How many times have we seen this president posture as a helpless victim of forces beyond his control, behaving as if he is so terribly aggrieved by having to clean up messes left by Trump when, in fact, he is creating mayhem through his own initiatives? Leading has been replaced by posturing. The Trump border policies, most especially the one allowing separation of children from parents, were so inhumane that he had no choice but to effectively blow up the whole border. Energy independence, a goal of every president for decades and finally accomplished by Trump, left a dangerously large carbon footprint, so he had no choice but to target the fossil fuel industry and needlessly drive energy prices higher.
Then there’s the price of groceries. Costs are soaring, but it’s the fault of the big four meat producers and other evil corporations suddenly deciding to gouge the American people once Biden set foot in the White House. The supply chain crisis? Blame it on inflation. Inflation? Blame it on the supply chain crisis. See how that works? Biden was intent on ending the war in Afghanistan – was it his fault that the Taliban seized control faster than expected and took full advantage of his incomprehensibly premature withdrawal of our military personnel and base of operations along with tens of billions of dollars in advanced military hardware? Not his fault. Not a joke.

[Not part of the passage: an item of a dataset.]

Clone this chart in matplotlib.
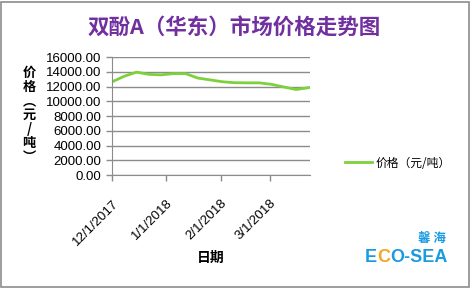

The American people have always looked to their presidents for, if nothing else, leadership on the world stage, even if in a direction they do not explicitly favor. Nixon to China. Reagan and the evil empire. Bush 43 atop the rubble at ground zero. Obama’s raid on bin Laden. Trump and the little rocket man. While the war in Ukraine has allowed him to change the subject from his own string of failures on both the national and international fronts, as well as his party’s dismal prospects in November’s midterms, Joe Biden will have to come up with a whole lot more than “can’t do much right now.”